Most recently the provisions of this act relating to the seizure of information, documentary or electronic, which may assist the carrying out of a terrorist act was used against David Miranda, the partner of journalist Glen Greenwald, who was largely responsible for publicising the extent of US National Security Agency snooping via documents produced by Edward Snowden. So offensive was this abuse of the law that even the odious Blairite former lord chancellor, Charles Falconer, piped up in a column for The Guardian to condemn the excessive use of the legislation by the state and security services, albeit continuing to defend the act’s substance.3
Here was the British state, in pursuit of its own interests and those of its United States ally, imposing social control through the use of legislation which is ostensibly not intended for that purpose. But one can hardly draft legislation on the basis that it is to be used for harassing protestors, detaining journalists, kettling students or suppressing ‘extreme’ politics. There has to remain the appearance of socially neutral, technocratic lawmaking that is for the benefit of all, so as to maintain ‘rule by consent’. The subjective views of the politicians broadly responsible do not even matter - that they may think their laws are being ‘abused’ is neither here not there; what matters is how the state uses the laws in practice.

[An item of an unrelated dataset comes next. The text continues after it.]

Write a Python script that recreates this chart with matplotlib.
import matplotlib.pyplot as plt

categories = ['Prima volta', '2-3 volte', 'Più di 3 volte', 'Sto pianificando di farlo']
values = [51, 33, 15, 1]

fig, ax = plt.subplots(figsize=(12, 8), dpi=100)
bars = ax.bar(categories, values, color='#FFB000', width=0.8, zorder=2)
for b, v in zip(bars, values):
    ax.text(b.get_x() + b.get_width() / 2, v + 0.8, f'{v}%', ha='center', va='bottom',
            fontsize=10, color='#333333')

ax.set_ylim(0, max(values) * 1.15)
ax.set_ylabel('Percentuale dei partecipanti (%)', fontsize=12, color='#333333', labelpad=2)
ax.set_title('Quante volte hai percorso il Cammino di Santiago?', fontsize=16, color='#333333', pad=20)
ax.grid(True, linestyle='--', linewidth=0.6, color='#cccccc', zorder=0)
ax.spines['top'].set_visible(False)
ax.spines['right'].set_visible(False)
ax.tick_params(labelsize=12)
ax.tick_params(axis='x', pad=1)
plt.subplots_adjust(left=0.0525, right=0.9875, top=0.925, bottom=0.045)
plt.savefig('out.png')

One could go further back in terms of repressive legislation to the Protection from Harassment Act 1997, which has been used to stop ‘ordinary members of the public’ from being harassed by people pushing political agendas - not ‘extreme’ political agendas: just politics of any kind! Or the Public Order Act 1986, whose purposes can probably be more easily deduced, given the much higher level of class struggle at the time which it was designed in large part to combat.
From trade union struggle then to anti-war and anti-corruption struggle now, it is clear that the purpose of the law is to enforce the will of the state, and to prevent ‘extremists’ such as ourselves from upsetting this balance. Everything outside the control of the state, even after decades of defeat for our movement, remains viewed as a potential threat. That the working class movement and radical politics more generally has hardly been less threatening than it is now has not stemmed the tide of repressive legislation designed to ensure tight control.
This is why it is the duty of all communists to expose the class nature of the state and of the law, even in cases where it is used against reactionaries like James Horner, because the real target is the working class movement and its political activists.
Notes
1. See glossary at www.gov.uk/government/uploads/system/uploads/attachment_data/file/97976/prevent-strategy-review.pdf.
2. See www.opsi.gov.uk/acts/acts2008/ukpga_20080028_en_9#pt7-pb3-l1g76.
3. www.theguardian.com/commentisfree/2013/aug/21/terrorism-act-david-miranda-detention.